Line by line, reproduce exactly the beginning of the listing below, ending with the line that contains "y_ticks = [0, 20, 40, 60, 80, 100]" and adding nothing.

##########

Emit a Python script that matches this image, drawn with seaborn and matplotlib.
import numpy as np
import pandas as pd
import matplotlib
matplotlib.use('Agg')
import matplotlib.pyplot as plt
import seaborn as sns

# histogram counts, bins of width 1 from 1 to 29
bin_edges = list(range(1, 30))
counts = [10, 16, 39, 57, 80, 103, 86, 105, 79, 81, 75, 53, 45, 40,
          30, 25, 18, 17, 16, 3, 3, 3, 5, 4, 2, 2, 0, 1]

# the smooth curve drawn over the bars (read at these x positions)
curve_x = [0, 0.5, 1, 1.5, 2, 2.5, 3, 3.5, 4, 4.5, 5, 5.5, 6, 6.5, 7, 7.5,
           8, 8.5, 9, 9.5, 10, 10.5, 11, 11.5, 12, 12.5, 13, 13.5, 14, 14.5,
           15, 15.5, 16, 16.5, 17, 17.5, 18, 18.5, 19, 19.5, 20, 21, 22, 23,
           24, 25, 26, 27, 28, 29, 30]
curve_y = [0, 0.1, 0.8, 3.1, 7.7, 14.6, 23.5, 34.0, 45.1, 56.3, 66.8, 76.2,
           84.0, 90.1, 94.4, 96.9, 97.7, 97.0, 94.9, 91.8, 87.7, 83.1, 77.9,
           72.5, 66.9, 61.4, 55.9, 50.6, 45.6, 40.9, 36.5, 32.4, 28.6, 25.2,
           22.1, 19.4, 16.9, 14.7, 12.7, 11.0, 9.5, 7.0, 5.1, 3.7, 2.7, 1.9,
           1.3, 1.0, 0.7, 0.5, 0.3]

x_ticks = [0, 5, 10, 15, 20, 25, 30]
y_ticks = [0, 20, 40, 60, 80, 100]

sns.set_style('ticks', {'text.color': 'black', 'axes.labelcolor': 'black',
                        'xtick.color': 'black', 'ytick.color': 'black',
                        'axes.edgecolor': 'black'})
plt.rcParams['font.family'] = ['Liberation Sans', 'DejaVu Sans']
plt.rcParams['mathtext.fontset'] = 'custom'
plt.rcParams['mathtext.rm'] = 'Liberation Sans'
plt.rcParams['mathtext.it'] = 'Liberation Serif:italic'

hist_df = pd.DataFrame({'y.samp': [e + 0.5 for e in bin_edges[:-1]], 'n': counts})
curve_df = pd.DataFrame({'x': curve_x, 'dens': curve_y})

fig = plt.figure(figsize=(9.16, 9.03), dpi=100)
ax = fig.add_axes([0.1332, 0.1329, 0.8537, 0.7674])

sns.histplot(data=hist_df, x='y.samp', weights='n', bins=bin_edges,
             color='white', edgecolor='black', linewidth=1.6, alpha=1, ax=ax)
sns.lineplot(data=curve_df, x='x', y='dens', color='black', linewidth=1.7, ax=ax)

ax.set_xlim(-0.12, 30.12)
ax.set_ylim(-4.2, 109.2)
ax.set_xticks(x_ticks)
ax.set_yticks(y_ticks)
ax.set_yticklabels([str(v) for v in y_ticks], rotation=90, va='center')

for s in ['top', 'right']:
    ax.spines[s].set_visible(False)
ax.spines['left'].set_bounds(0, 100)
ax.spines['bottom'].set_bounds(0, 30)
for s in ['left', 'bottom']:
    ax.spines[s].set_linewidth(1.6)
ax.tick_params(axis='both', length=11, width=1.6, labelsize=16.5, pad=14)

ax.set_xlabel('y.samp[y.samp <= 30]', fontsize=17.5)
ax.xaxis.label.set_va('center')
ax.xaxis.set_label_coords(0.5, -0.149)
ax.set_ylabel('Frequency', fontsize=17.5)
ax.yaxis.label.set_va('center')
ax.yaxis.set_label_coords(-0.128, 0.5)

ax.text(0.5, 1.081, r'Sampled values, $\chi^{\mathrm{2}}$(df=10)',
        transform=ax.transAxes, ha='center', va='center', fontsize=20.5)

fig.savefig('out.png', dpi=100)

##########

> Solved exercise
Emit a Python script that matches this image, drawn with seaborn and matplotlib.
import numpy as np
import pandas as pd
import matplotlib
matplotlib.use('Agg')
import matplotlib.pyplot as plt
import seaborn as sns

# histogram counts, bins of width 1 from 1 to 29
bin_edges = list(range(1, 30))
counts = [10, 16, 39, 57, 80, 103, 86, 105, 79, 81, 75, 53, 45, 40,
          30, 25, 18, 17, 16, 3, 3, 3, 5, 4, 2, 2, 0, 1]

# the smooth curve drawn over the bars (read at these x positions)
curve_x = [0, 0.5, 1, 1.5, 2, 2.5, 3, 3.5, 4, 4.5, 5, 5.5, 6, 6.5, 7, 7.5,
           8, 8.5, 9, 9.5, 10, 10.5, 11, 11.5, 12, 12.5, 13, 13.5, 14, 14.5,
           15, 15.5, 16, 16.5, 17, 17.5, 18, 18.5, 19, 19.5, 20, 21, 22, 23,
           24, 25, 26, 27, 28, 29, 30]
curve_y = [0, 0.1, 0.8, 3.1, 7.7, 14.6, 23.5, 34.0, 45.1, 56.3, 66.8, 76.2,
           84.0, 90.1, 94.4, 96.9, 97.7, 97.0, 94.9, 91.8, 87.7, 83.1, 77.9,
           72.5, 66.9, 61.4, 55.9, 50.6, 45.6, 40.9, 36.5, 32.4, 28.6, 25.2,
           22.1, 19.4, 16.9, 14.7, 12.7, 11.0, 9.5, 7.0, 5.1, 3.7, 2.7, 1.9,
           1.3, 1.0, 0.7, 0.5, 0.3]

x_ticks = [0, 5, 10, 15, 20, 25, 30]
y_ticks = [0, 20, 40, 60, 80, 100]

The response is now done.